Six months after the deal closed, Reid introduced legislation to address the plight of lubricants dealers who had their supplies disrupted by the decisions of big oil companies. It was an issue the Haycock family had brought to Reid's attention in 1994, according to a source familiar with the events.
If Reid were to sell the property for any of the various estimates of its value, his gain on the $10,000 investment could range from $50,000 to $290,000.
It is a potential violation of congressional ethics standards for a member to accept anything of value -- including a real estate discount -- from a person with interests before Congress.
In a statement, Reid's spokesman Jon Summers said that the transaction was not a gift and that the price was due to the property's history and the fact that only a partial interest was sold. Reid's action on the lubricants issue was unrelated to the sale and reflected the senator's interest in fairness for small businesses, Summers said.
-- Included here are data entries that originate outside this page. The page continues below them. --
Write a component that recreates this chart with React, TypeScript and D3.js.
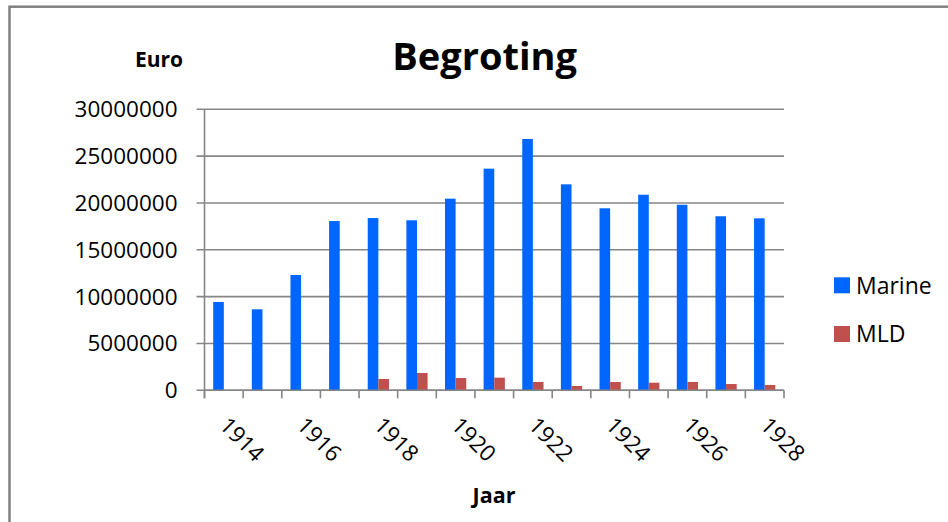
import React from "react";
import * as d3 from "d3";

const years = ["1914","1915","1916","1917","1918","1919","1920","1921","1922","1923","1924","1925","1926","1927","1928"];
const marine = [9430000, 8650000, 12310000, 18070000, 18390000, 18150000, 20460000, 23660000, 26830000, 21990000, 19430000, 20880000, 19810000, 18580000, 18360000];
const mld = [0, 0, 0, 0, 1210000, 1850000, 1310000, 1350000, 890000, 460000, 890000, 810000, 890000, 670000, 570000];
const yTicks = [0, 5000000, 10000000, 15000000, 20000000, 25000000, 30000000];
const xLabels = ["1914","1916","1918","1920","1922","1924","1926","1928"];
const seriesNames = ["Marine", "MLD"];
const seriesColors = ["#0066FF", "#C0504D"];

const W = 948, H = 522;
const FONT = "'Open Sans', sans-serif";
const GRID = "#868686";

export default function App() {
  const x0 = 204.5, x1 = 784, yTop = 109.3, yBot = 390.3;
  const x = d3.scaleBand<string>().domain(years).range([x0, x1]).paddingInner(0.45).paddingOuter(0.225);
  const step = (x1 - x0) / years.length;
  const xs = d3.scaleBand<string>().domain(seriesNames).range([0, x.bandwidth()]);
  const y = d3.scaleLinear().domain([0, 30000000]).range([yBot, yTop]);
  const series = [marine, mld];
  const boundaries = d3.range(years.length + 1).map(i => x0 + i * step);

  return (
    <div style={{ position: "fixed", left: 0, top: 0, width: W, height: H, background: "#fff" }}>
      <svg width={W} height={H} style={{ display: "block" }}>
        <rect x={0} y={0} width={W} height={H} fill="#fff" />
        {/* chart border */}
        <rect x={9.5} y={6.7} width={W + 20} height={H + 20} fill="none" stroke="#808080" strokeWidth={2.5} />
        {/* title */}
        <text x={484.7} y={70} textAnchor="middle" fontFamily={FONT} fontWeight="bold" fontSize={38} fill="#000">Begroting</text>
        <text x={135} y={66.7} fontFamily={FONT} fontWeight="bold" fontSize={21} fill="#000">Euro</text>
        {/* gridlines + y ticks */}
        {yTicks.map(t => (
          <g key={t}>
            <line x1={x0 - 8} x2={x1} y1={y(t)} y2={y(t)} stroke={GRID} strokeWidth={1.6} />
            <text x={177.5} y={y(t)} dy="0.357em" textAnchor="end" fontFamily={FONT} fontSize={22.5} fill="#000">{t}</text>
          </g>
        ))}
        {/* y axis */}
        <line x1={x0} x2={x0} y1={yTop} y2={yBot + 8} stroke={GRID} strokeWidth={1.6} />
        {/* category ticks */}
        {boundaries.map((b, i) => (
          <line key={i} x1={b} x2={b} y1={yBot} y2={yBot + 8} stroke={GRID} strokeWidth={1.6} />
        ))}
        {/* bars */}
        {years.map((yr, i) => (
          <g key={yr}>
            {series.map((s, k) => s[i] > 0 ? (
              <rect key={k} x={(x(yr) as number) + (xs(seriesNames[k]) as number)} y={y(s[i])}
                width={xs.bandwidth()} height={yBot - y(s[i])} fill={seriesColors[k]} />
            ) : null)}
          </g>
        ))}
        {/* x axis line on top */}
        <line x1={x0} x2={x1} y1={yBot} y2={yBot} stroke={GRID} strokeWidth={1.6} />
        {/* x labels */}
        {xLabels.map(l => {
          const cx = (x(l) as number) + x.bandwidth() / 2;
          return (
            <text key={l} transform={`translate(${cx},421) rotate(45)`} dy="0.357em" textAnchor="start"
              fontFamily={FONT} fontSize={22.5} fill="#000">{l}</text>
          );
        })}
        <text x={494} y={502.7} textAnchor="middle" fontFamily={FONT} fontWeight="bold" fontSize={21.5} fill="#000">Jaar</text>
        {/* legend */}
        {seriesNames.map((n, k) => (
          <g key={n} transform={`translate(834,${277.3 + k * 48.7})`}>
            <rect x={0} y={0} width={16} height={16} fill={seriesColors[k]} />
            <text x={22} y={8} dy="0.357em" fontFamily={FONT} fontSize={23} fill="#000">{n}</text>
          </g>
        ))}
      </svg>
    </div>
  );
}
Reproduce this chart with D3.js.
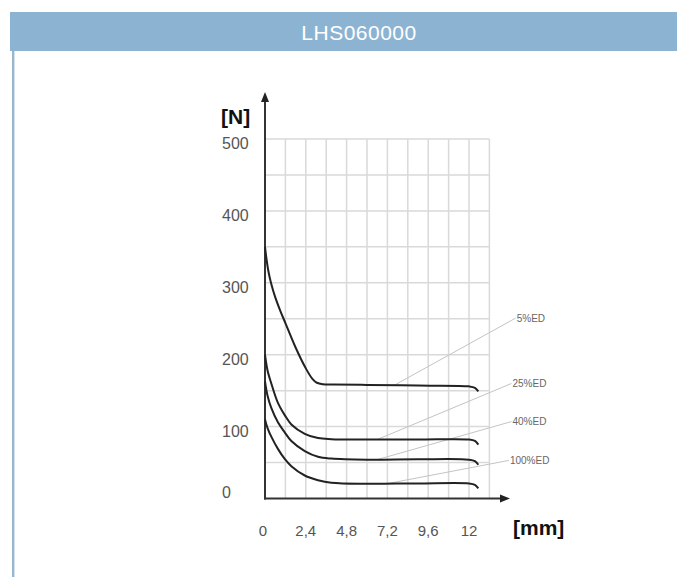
<!DOCTYPE html>
<html>
<head>
<meta charset="utf-8">
<script src="https://cdn.jsdelivr.net/npm/d3@7"></script>
<style>
html,body{margin:0;padding:0;background:#fff;}
svg{display:block;font-family:"Liberation Sans",Arial,sans-serif;}
</style>
</head>
<body>
<svg id="chart" width="677" height="577"></svg>
<script>
const title = "LHS060000";
const xTicks = [0, 2.4, 4.8, 7.2, 9.6, 12];
const xTickLabels = ["0", "2,4", "4,8", "7,2", "9,6", "12"];
const yTicks = [0, 100, 200, 300, 400, 500];
const xGrid = [1.2, 2.4, 3.6, 4.8, 6, 7.2, 8.4, 9.6, 10.8, 12, 13.2];
const yGrid = [50, 100, 150, 200, 250, 300, 350, 400, 450, 500];
const seriesNames = ["5%ED", "25%ED", "40%ED", "100%ED"];
const xs5 = [0, 0.1, 0.2, 0.35, 0.6, 0.9, 1.2, 1.8, 2.4, 2.8, 3.05, 3.4, 4, 6, 9, 12, 12.35, 12.55];
const ys5 = [350, 331, 316, 300, 280, 261, 244, 210, 181, 166, 161, 159, 158.5, 158, 157, 156, 154, 149];
const xs25 = [0, 0.15, 0.37, 0.76, 1.16, 1.55, 2.34, 3.12, 3.9, 6, 9, 12, 12.35, 12.55];
const ys25 = [200, 178, 160, 133, 116, 103, 90, 84, 82.5, 82, 82, 82, 80, 75];
const xs40 = [0, 0.15, 0.37, 0.76, 1.16, 1.55, 2.34, 3.12, 3.9, 6, 9, 12, 12.35, 12.55];
const ys40 = [163, 143, 126, 106, 92, 80, 66, 58, 55.5, 54, 54.5, 54, 52, 47];
const xs100 = [0, 0.15, 0.37, 0.76, 1.16, 1.55, 2.34, 3.12, 3.9, 6, 9, 12, 12.35, 12.55];
const ys100 = [110, 98, 86, 69, 55, 45, 32, 25.5, 22, 20.5, 21, 21, 19, 14];
// callout: anchor on curve (mm) and label position (mm, N)
const calloutAnchorX = [7.6, 6.6, 6.6, 7.2];
const calloutLabelX = [14.75, 14.5, 14.5, 14.35];
const calloutLabelY = [251, 160, 107, 53];

const svg = d3.select("#chart");

// header band
svg.append("rect").attr("x", 10).attr("y", 12).attr("width", 667).attr("height", 39).attr("fill", "#8cb4d2");
svg.append("text").attr("x", 359).attr("y", 40).attr("text-anchor", "middle")
  .attr("fill", "#fff").attr("font-size", 21).attr("letter-spacing", 0.5).text(title);
// left border
svg.append("rect").attr("x", 12).attr("y", 51).attr("width", 2).attr("height", 526).attr("fill", "#9ab6cb");
svg.append("rect").attr("x", 14).attr("y", 51).attr("width", 1).attr("height", 526).attr("fill", "#d3e2ee");

const x = d3.scaleLinear().domain([0, 13.2]).range([265, 489.4]);
const y = d3.scaleLinear().domain([0, 500]).range([498.5, 139]);

const g = svg.append("g");
// grid
g.append("g").selectAll("line").data(xGrid).join("line")
  .attr("x1", d => x(d)).attr("x2", d => x(d)).attr("y1", y(0)).attr("y2", y(500))
  .attr("stroke", "#d9d9d9").attr("stroke-width", 1.5);
g.append("g").selectAll("line").data(yGrid).join("line")
  .attr("x1", x(0)).attr("x2", x(13.2)).attr("y1", d => y(d)).attr("y2", d => y(d))
  .attr("stroke", "#d9d9d9").attr("stroke-width", 1.5);

// axes
g.append("line").attr("x1", x(0)).attr("x2", x(0)).attr("y1", y(0) + 1).attr("y2", 98)
  .attr("stroke", "#333").attr("stroke-width", 2);
g.append("path").attr("d", `M${x(0)},92 L${x(0) - 4},102 L${x(0) + 4},102 Z`).attr("fill", "#222");
g.append("line").attr("x1", x(0) - 1).attr("x2", 503).attr("y1", y(0)).attr("y2", y(0))
  .attr("stroke", "#333").attr("stroke-width", 2);
g.append("path").attr("d", `M510,${y(0)} L500,${y(0) - 4} L500,${y(0) + 4} Z`).attr("fill", "#222");

// y tick labels
g.append("g").selectAll("text").data(yTicks).join("text")
  .attr("x", 222).attr("y", d => d === 0 ? y(d) - 1 : y(d) + 10)
  .attr("fill", "#555").attr("font-size", 16).text(d => d);
// x tick labels
g.append("g").selectAll("text").data(xTicks).join("text")
  .attr("x", (d, i) => x(d) + (i === 0 ? -2 : 0)).attr("y", 536).attr("text-anchor", "middle")
  .attr("fill", "#555").attr("font-size", 15).text((d, i) => xTickLabels[i]);

// axis titles
svg.append("text").attr("x", 221).attr("y", 124).attr("font-weight", "bold").attr("font-size", 21).attr("fill", "#111").text("[N]");
svg.append("text").attr("x", 513).attr("y", 535).attr("font-weight", "bold").attr("font-size", 21).attr("fill", "#111").text("[mm]");

// curves
const series = [
  {name: seriesNames[0], xs: xs5, ys: ys5},
  {name: seriesNames[1], xs: xs25, ys: ys25},
  {name: seriesNames[2], xs: xs40, ys: ys40},
  {name: seriesNames[3], xs: xs100, ys: ys100}
];
const line = d3.line().x(d => x(d[0])).y(d => y(d[1])).curve(d3.curveCatmullRom.alpha(0.5));

// callouts (drawn under curves)
series.forEach((s, i) => {
  const ax = calloutAnchorX[i];
  const k = d3.bisectRight(s.xs, ax) - 1;
  const t = (ax - s.xs[k]) / (s.xs[k + 1] - s.xs[k]);
  const ay = s.ys[k] + t * (s.ys[k + 1] - s.ys[k]);
  g.append("line").attr("x1", x(ax)).attr("y1", y(ay))
    .attr("x2", x(calloutLabelX[i])).attr("y2", y(calloutLabelY[i]))
    .attr("stroke", "#c4c4c4").attr("stroke-width", 1);
  g.append("text").attr("x", x(calloutLabelX[i]) + 1).attr("y", y(calloutLabelY[i]) + 3.5)
    .attr("font-size", 10).attr("fill", "#666").text(s.name);
});

series.forEach(s => {
  g.append("path").datum(s.xs.map((v, i) => [v, s.ys[i]]))
    .attr("d", line).attr("fill", "none").attr("stroke", "#222").attr("stroke-width", 2);
});
</script>
</body>
</html>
Reid "has never taken any official action to provide personal financial benefit to me, and I would never have asked him to," Clair Haycock has told The Times. Haycock's son, John, who runs the petroleum-products distribution company with him, said in a recent e-mail that it was "absolutely wrong" to connect the land sale and Reid's lubricants legislation, which did not pass.
Records and interviews show that beginning in the mid-1990s, Reid tried several times to push legislation that would have protected lubricants distributors from abrupt cancellations by their suppliers. Though unsuccessful, the legislation sent a clear message to the oil firms that there was congressional interest in the matter, according to Sarah Dodge, then-legislative director for an industry group that worked on the bill.
By the time of the land sale, the Haycocks say, they had lost interest in the issue and were not aware that the legislation had been introduced.
Because an employee pension fund had owned the land Reid purchased, labor law experts contacted by The Times said, a below-market sale would raise additional questions. Pension fund trustees like Clair Haycock have a duty in most cases to sell assets for their market value, the experts said.
"I think this would have been considered a potentially serious issue" at the time, said Ian D. Lanoff, who led the Labor Department's pension division during the Carter administration and was provided basic details of the case -- though not the identity of the lawmaker -- by The Times.
"Theoretically it's a serious issue for the trustee who sold the property, though practically it may not be" because the pension plan is now closed and its obligations were met, Lanoff said.
John Haycock said his workers received all promised benefits from the Haycock Distributing Co. pension plan and were therefore unaffected by the land transaction. Federal records confirm this.
Reid's interest in the barren parcel dates back to the period of 1979 through 1982, when he and Clair Haycock bought the 160 acres. Haycock bought a three-eighths interest, equivalent to 60 acres, for $90,000 -- $1,500 an acre. Reid, then a Nevada lawyer and political figure, bought the other five-eighths, the equivalent of 100 acres. They did not divide the parcel.
The property has sweeping mountain and mesa views and now abuts a housing development, which could make it attractive to developers. But there are some limitations. The land has a steep wash, or desert streambed, and the adjacent land has a gravel pit.
In early 1987, Haycock turned over his interest in the land to the pension fund, for which he acts as trustee. The fund provided retirement benefits for about 80 employees, and under law, employers must contribute to such funds each year.
In the early 1990s, California investors bought the entire 160 acres from Reid and Haycock for a little over $1.34 million -- around $8,400 an acre. The new owners obtained approval to develop a mobile home and recreational vehicle park. But a few years later they defaulted, and Reid and the pension fund were once again the land's joint owners.